Lion’s Mane Mushrooms
The incredible Lion’s Mane Mushroom, or Yamabushitake in Japan, or Hou Tou Gu in China, has many beneficial effects on the human body. They get their name from the way they grow, resembling a white lion’s mane. You can enjoy them raw, cooked, dried or steeped into a tea. Many say they have a very “seafood” like flavour, similar to lobster or crab. Many parts of Asia have been using Lion’s Mane for centuries for both culinary and medicinal purposes. Recently, it has received a lot of attention in the world of micro-dosing. Many people add Lion’s Mane to psilocybin and other naturally growing non-psychoactive mushrooms like Reishi and Chaga. Lion’s Mane on its own has no psychoactive properties but can be extremely beneficial for the brain, the heart and the gut.

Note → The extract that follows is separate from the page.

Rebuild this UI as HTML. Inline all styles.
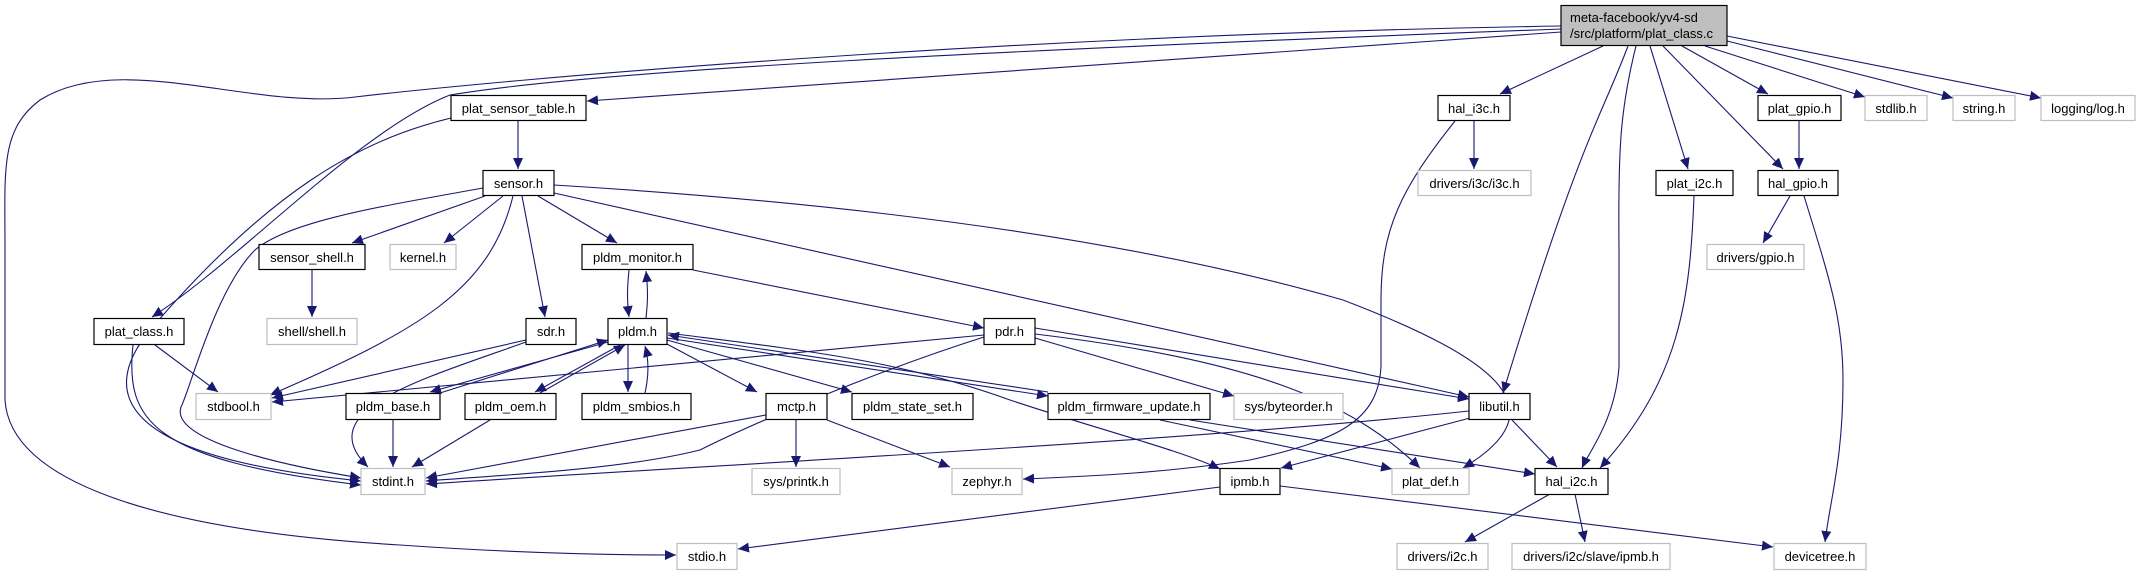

Lion’s Mane for Brain Health
Several studies have already determined that Lion’s Mane contains two special compounds. erinacines and hericenones. These two special compounds can both stimulate brain cell growth. Lion’s Mane has proven to assist in combating memory loss and preventing neuronal damage in animals. Though human studies haven’t begun, it is more than apparent that Lion’s Mane can help to promote nerve growth and protect against memory-related brain damage. This is especially common in older patients, who are more susceptible to mental functioning disorders. In a study, older patients who consumed 3g of powdered Lion’s Mane daily over a four-month period saw their mental functioning vastly improved. However, this improvement diminished after consumption ceased.
Lion’s Mane is also excellent for combatting symptoms of anxiety and depression. This is due to its anti-inflammatory properties. In studies conducted on animals, Lion’s Mane improved brain cell regeneration and the functioning of the hippocampus, the area of the brain that processes memories and their emotional responses. The study determined that this increase in functionality is what helped to improve overall mood.

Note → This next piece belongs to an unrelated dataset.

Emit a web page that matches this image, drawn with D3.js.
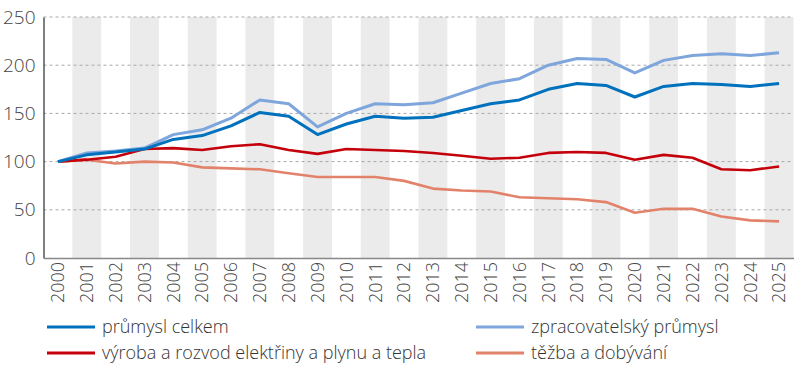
<!DOCTYPE html>
<html>
<head>
<meta charset="utf-8">
<script src="https://cdn.jsdelivr.net/npm/d3@7"></script>
<style>
  body { margin: 0; background: #fff; }
  svg text { font-family: "Open Sans", sans-serif; font-weight: 300; }
</style>
</head>
<body>
<svg id="chart" width="800" height="374"></svg>
<script>
// data (index, 2000 = 100)
var years = d3.range(2000, 2026);
var celkem = [100, 107, 110, 113, 123, 127, 137, 151, 147, 128, 139, 147, 145, 146, 153, 160, 164, 175, 181, 179, 167, 178, 181, 180, 178, 181];
var zpracovatelsky = [100, 109, 111, 114, 128, 133, 145, 164, 160, 136, 150, 160, 159, 161, 171, 181, 186, 200, 207, 206, 192, 205, 210, 212, 210, 213];
var energie = [100, 102, 105, 113, 114, 112, 116, 118, 112, 108, 113, 112, 111, 109, 106, 103, 104, 109, 110, 109, 102, 107, 104, 92, 91, 95];
var tezba = [100, 102, 98, 100, 99, 94, 93, 92, 88, 84, 84, 84, 80, 72, 70, 69, 63, 62, 61, 58, 47, 51, 51, 43, 39, 38];
var yTicks = [0, 50, 100, 150, 200, 250];

var series = [
    {name: "průmysl celkem", values: celkem, color: "#0071bc", width: 3},
    {name: "zpracovatelský průmysl", values: zpracovatelsky, color: "#7ea6dc", width: 3},
    {name: "výroba a rozvod elektřiny a plynu a tepla", values: energie, color: "#c4000b", width: 2.6},
    {name: "těžba a dobývání", values: tezba, color: "#e3826a", width: 2.6}
];

var svg = d3.select("#chart");
var margin = {left: 43.5, right: 6.5, top: 17, bottom: 116};
var width = 800 - margin.left - margin.right,
    height = 374 - margin.top - margin.bottom;

var g = svg.append("g")
    .attr("transform", "translate(" + margin.left + "," + margin.top + ")");

var xScale = d3.scaleBand().domain(years).range([0, width]);
var yScale = d3.scaleLinear().domain([0, 250]).range([height, 0]);

//Shaded columns on odd years
g.selectAll(".band")
    .data(years.filter(function(d) { return d % 2 === 1; }))
    .enter().append("rect")
    .attr("class", "band")
    .attr("x", function(d) { return xScale(d); })
    .attr("y", 0)
    .attr("width", xScale.bandwidth())
    .attr("height", height)
    .attr("fill", "#ebebeb");

//Dotted grid
g.selectAll(".grid")
    .data(yTicks.filter(function(d) { return d > 0; }))
    .enter().append("line")
    .attr("class", "grid")
    .attr("x1", 0).attr("x2", width)
    .attr("y1", function(d) { return yScale(d); })
    .attr("y2", function(d) { return yScale(d); })
    .attr("stroke", "#a8a8a8")
    .attr("stroke-width", 1)
    .attr("stroke-dasharray", "3,3");

//Y axis
var yAxis = d3.axisLeft(yScale).tickValues(yTicks).tickSize(0).tickPadding(8);
var yG = g.append("g").call(yAxis);
yG.select(".domain").attr("stroke", "#555").attr("stroke-width", 1.5);
yG.selectAll("text").attr("font-size", "19px").attr("fill", "#444");

//X axis, labels rotated
var xAxis = d3.axisBottom(xScale).tickSize(0).tickPadding(0);
var xG = g.append("g")
    .attr("transform", "translate(0," + height + ")")
    .call(xAxis);
xG.select(".domain").attr("stroke", "#888").attr("stroke-width", 1.5);
xG.selectAll("text")
    .attr("font-size", "18px")
    .attr("fill", "#444")
    .attr("transform", "rotate(-90)")
    .attr("text-anchor", "end")
    .attr("x", -4)
    .attr("y", 0)
    .attr("dy", "0.35em");

var line = d3.line()
    .x(function(d, i) { return xScale(years[i]) + xScale.bandwidth() / 2; })
    .y(function(d) { return yScale(d); });

//draw in reverse so total is on top
series.slice().reverse().forEach(function(s) {
    g.append("path")
        .datum(s.values)
        .attr("fill", "none")
        .attr("stroke", s.color)
        .attr("stroke-width", s.width)
        .attr("stroke-linejoin", "round")
        .attr("d", line);
});

//Legend, two columns
var legend = svg.append("g");
var item = legend.selectAll(".legend")
    .data(series)
    .enter().append("g")
    .attr("class", "legend")
    .attr("transform", function(d, i) {
        return "translate(" + (i % 2 === 0 ? 47 : 476) + "," + (i < 2 ? 327 : 353) + ")";
    });
item.append("line")
    .attr("x1", 0).attr("x2", 48)
    .attr("stroke", function(d) { return d.color; })
    .attr("stroke-width", 3);
item.append("text")
    .attr("x", 55)
    .attr("dy", "0.35em")
    .attr("font-size", "18px")
    .attr("fill", "#333")
    .text(function(d) { return d.name; });
</script>
</body>
</html>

Finally, these same studies have shown that Lion’s Mane can increase recovery from both nervous system and spinal cord injuries. It does so by stimulating the growth and repair of nerve cells. Lion’s mane may also help to reduce brain damage suffered after a stroke.

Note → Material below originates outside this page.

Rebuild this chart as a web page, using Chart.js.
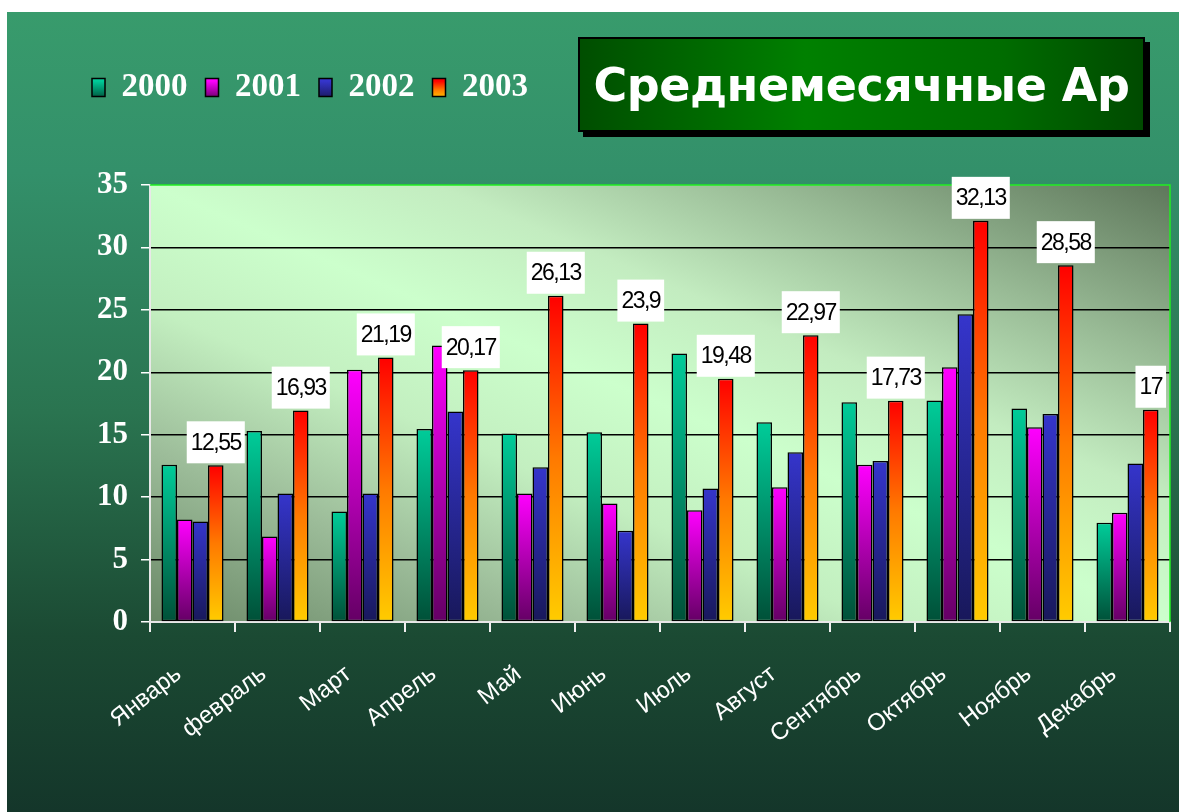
<!DOCTYPE html>
<html lang="ru">
<head>
<meta charset="utf-8">
<title>Среднемесячные</title>
<script src="https://cdn.jsdelivr.net/npm/chart.js@4.4.1/dist/chart.umd.min.js"></script>
<style>
body{margin:0;background:#fff;width:1179px;height:812px;overflow:hidden;position:relative}
#wrap{position:absolute;left:7px;top:12px;width:1172px;height:800px;background:linear-gradient(to bottom,#389b6c 0%,#33906a 20%,#2a7450 50%,#1b4a33 78%,#14362a 100%)}
#title{position:absolute;left:578px;top:37px;width:563px;height:91px;border:2px solid #000;box-shadow:5px 5px 0 #000;background:linear-gradient(to right,#004e00,#008000 40%,#006c00 75%,#004a00);color:#fff;font:bold 46px "DejaVu Sans",Verdana,sans-serif;letter-spacing:-0.5px;display:flex;align-items:center;justify-content:center;white-space:nowrap}
</style>
</head>
<body>
<div id="wrap"><canvas id="myChart" width="1172" height="800"></canvas></div>
<div id="title">Среднемесячные Ар</div>
<script>
var months = ["Январь", "февраль", "Март", "Апрель", "Май", "Июнь", "Июль", "Август", "Сентябрь", "Октябрь", "Ноябрь", "Декабрь"];
var years = ["2000", "2001", "2002", "2003"];

var v2000 = [12.6, 15.3, 8.85, 15.45, 15.1, 15.2, 21.5, 16.0, 17.6, 17.75, 17.1, 7.95];
var v2001 = [8.2, 6.85, 20.2, 22.15, 10.3, 9.5, 8.95, 10.8, 12.6, 20.4, 15.6, 8.75];
var v2002 = [8.05, 10.3, 10.3, 16.85, 12.4, 7.3, 10.7, 13.6, 12.9, 24.65, 16.65, 12.7];
var v2003 = [12.55, 16.93, 21.19, 20.17, 26.13, 23.9, 19.48, 22.97, 17.73, 32.13, 28.58, 17];

var yMin = 0, yMax = 35, yStep = 5;

// top -> bottom colours of each series
var fills = [
    [[0, "#00cc99"], [1, "#005038"]],
    [[0, "#ff00ff"], [1, "#640064"]],
    [[0, "#3535cc"], [1, "#18185a"]],
    [[0, "#ff0000"], [0.5, "#ff7a00"], [1, "#ffcc00"]]
];

function barFill(stops) {
    return function (c) {
        var chart = c.chart;
        var y = chart.scales.y;
        if (c.type !== "data" || !y || !chart.chartArea) return stops[0][1];
        var top = y.getPixelForValue(c.parsed.y);
        var base = y.getPixelForValue(0);
        var g = chart.ctx.createLinearGradient(0, top, 0, base);
        stops.forEach(function (s) { g.addColorStop(s[0], s[1]); });
        return g;
    };
}

var plotBack = {
    id: "plotBack",
    afterInit: function (chart) {
        var lg = chart.legend;
        var fit = lg.fit;
        lg.fit = function () {
            fit.call(this);
            this.height = 132;
        };
    },
    beforeDraw: function (chart) {
        var a = chart.chartArea, ctx = chart.ctx;
        var w = a.right - a.left, h = a.bottom - a.top;
        var L = Math.sqrt(w * w + h * h);
        var nx = h / L, ny = -w / L, ext = w * h / L;
        var cx = a.left + w / 2, cy = a.top + h / 2;
        var g = ctx.createLinearGradient(cx - nx * ext, cy - ny * ext, cx + nx * ext, cy + ny * ext);
        g.addColorStop(0, "#6a8867");
        g.addColorStop(0.2, "#9dbd9a");
        g.addColorStop(0.36, "#c3efc0");
        g.addColorStop(0.5, "#ccffcc");
        g.addColorStop(0.64, "#c3ecc0");
        g.addColorStop(0.8, "#98ba95");
        g.addColorStop(1, "#5e775b");
        ctx.save();
        ctx.fillStyle = g;
        ctx.fillRect(a.left, a.top, w, h);
        ctx.restore();
    },
    beforeDatasetsDraw: function (chart) {
        var a = chart.chartArea, ctx = chart.ctx;
        ctx.save();
        ctx.strokeStyle = "#22ee22";
        ctx.lineWidth = 1.5;
        ctx.beginPath();
        ctx.moveTo(a.left, a.top);
        ctx.lineTo(a.right, a.top);
        ctx.lineTo(a.right, a.bottom);
        ctx.stroke();
        ctx.restore();
    },
    afterDatasetsDraw: function (chart) {
        var ctx = chart.ctx;
        var meta = chart.getDatasetMeta(3);
        ctx.save();
        ctx.font = "23px Arial, 'Liberation Sans', sans-serif";
        ctx.letterSpacing = "-1.5px";
        ctx.textAlign = "center";
        ctx.textBaseline = "middle";
        meta.data.forEach(function (bar, i) {
            var txt = String(v2003[i]).replace(".", ",");
            var tw = ctx.measureText(txt).width;
            var bw = tw + 8, bh = 42;
            var bx = bar.x - bw / 2, by = bar.y - 2 - bh;
            ctx.fillStyle = "#fff";
            ctx.fillRect(bx, by, bw, bh);
            ctx.fillStyle = "#000";
            ctx.fillText(txt, bar.x, by + bh / 2 + 1);
        });
        ctx.restore();
    }
};

function main() {
    var ctx = document.getElementById("myChart").getContext("2d");
    var series = [v2000, v2001, v2002, v2003];
    var datasets = series.map(function (vals, i) {
        return {
            label: years[i],
            data: vals,
            backgroundColor: barFill(fills[i]),
            borderColor: "#000",
            borderWidth: 1.5,
            borderSkipped: false
        };
    });

    new Chart(ctx, {
        type: "bar",
        data: { labels: months, datasets: datasets },
        options: {
            responsive: false,
            animation: false,
            layout: { padding: { left: 67, top: 41, right: 9, bottom: 0 } },
            datasets: { bar: { categoryPercentage: 0.73, barPercentage: 1 } },
            scales: {
                x: {
                    grid: { offset: true, drawOnChartArea: false, color: "#f0f0f0", lineWidth: 2, tickLength: 10 },
                    border: { color: "#e8e8e8", width: 2 },
                    ticks: {
                        color: "#fff",
                        font: { family: "Arial, 'Liberation Sans', sans-serif", size: 24 },
                        minRotation: 38,
                        maxRotation: 38,
                        labelOffset: -14,
                        padding: 28
                    },
                    afterFit: function (s) { s.height = 190; }
                },
                y: {
                    min: yMin,
                    max: yMax,
                    ticks: {
                        stepSize: yStep,
                        color: "#fff",
                        padding: 13,
                        font: { family: "'Times New Roman', 'Liberation Serif', serif", size: 31, weight: "bold" }
                    },
                    grid: {
                        color: function (c) {
                            var v = c.tick ? c.tick.value : 0;
                            return (v === yMin || v === yMax) ? "rgba(0,0,0,0)" : "#000";
                        },
                        lineWidth: 1.5,
                        tickLength: 9,
                        tickColor: "#fff"
                    },
                    border: { color: "#e8e8e8", width: 2 },
                    afterFit: function (s) { s.width = 76; }
                }
            },
            plugins: {
                tooltip: { enabled: false },
                legend: {
                    position: "top",
                    align: "start",
                    labels: {
                        boxWidth: 13,
                        boxHeight: 18,
                        padding: 18,
                        color: "#fff",
                        font: { family: "'Times New Roman', 'Liberation Serif', serif", size: 33, weight: "bold" },
                        generateLabels: function (chart) {
                            return chart.data.datasets.map(function (ds, i) {
                                var g = chart.ctx.createLinearGradient(0, 69, 0, 87);
                                fills[i].forEach(function (s) { g.addColorStop(s[0], s[1]); });
                                return {
                                    text: ds.label,
                                    fillStyle: g,
                                    strokeStyle: "#000",
                                    lineWidth: 1.5,
                                    fontColor: "#fff",
                                    datasetIndex: i,
                                    hidden: false
                                };
                            });
                        }
                    }
                }
            }
        },
        plugins: [plotBack]
    });
}

window.onload = main;
</script>
</body>
</html>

For the Stomach and Digestive Tract
Lion’s Mane may help protect against the development of harmful bacteria and the deterioration of the stomach lining. Ulcers can firm anywhere along the digestive tract but are particularly common in the stomach. Two major factors cause stomach ulcers, an overabundance of harmful bacteria or damage to the mucus layer of the stomach. The second factor is usually caused by long-term use of over-the-counter anti-inflammatories. You may also use Lion’s Mane to reduce inflammation in the intestines and stomach, helping treat inflammatory bowel disease and Chron’s disease.
Lion’s Mane for the Heart
Several major risk factors for heart disease, obesity, high levels of triglycerides and oxidized cholesterol may all be lessened with the regular use of Lion’s Mane supplements. Though more human testing needs to be done, there is a great success in studies of animals. These studies show great promise in using Lion’s Mane to improve mat metabolism while also lowering triglyceride levels. In addition, lab studies have shown that Lion’s Mane can help to prevent cholesterol oxidization in the bloodstream. These oxidized molecules often clog arteries, increasing the risk of heart attack and stroke. In addition, Lion’s Mane contains a compound that can decrease the rate of blood clotting in the body, which may lower the risk of heart attack or stroke.
To help fight Diabetes.
Diabetes is a disease that develops due to the body no longer being able to control blood sugar levels. With blood sugar levels consistently elevated, complications like kidney disease and nerve damage can occur. In several animal studies, Lion’s Mane was able to reduce blood sugar levels and reduce diabetic nerve pain in the hands and feet. Though it shows much promise in helping to combat symptoms of diabetes in humans, we require more studies to verify these results.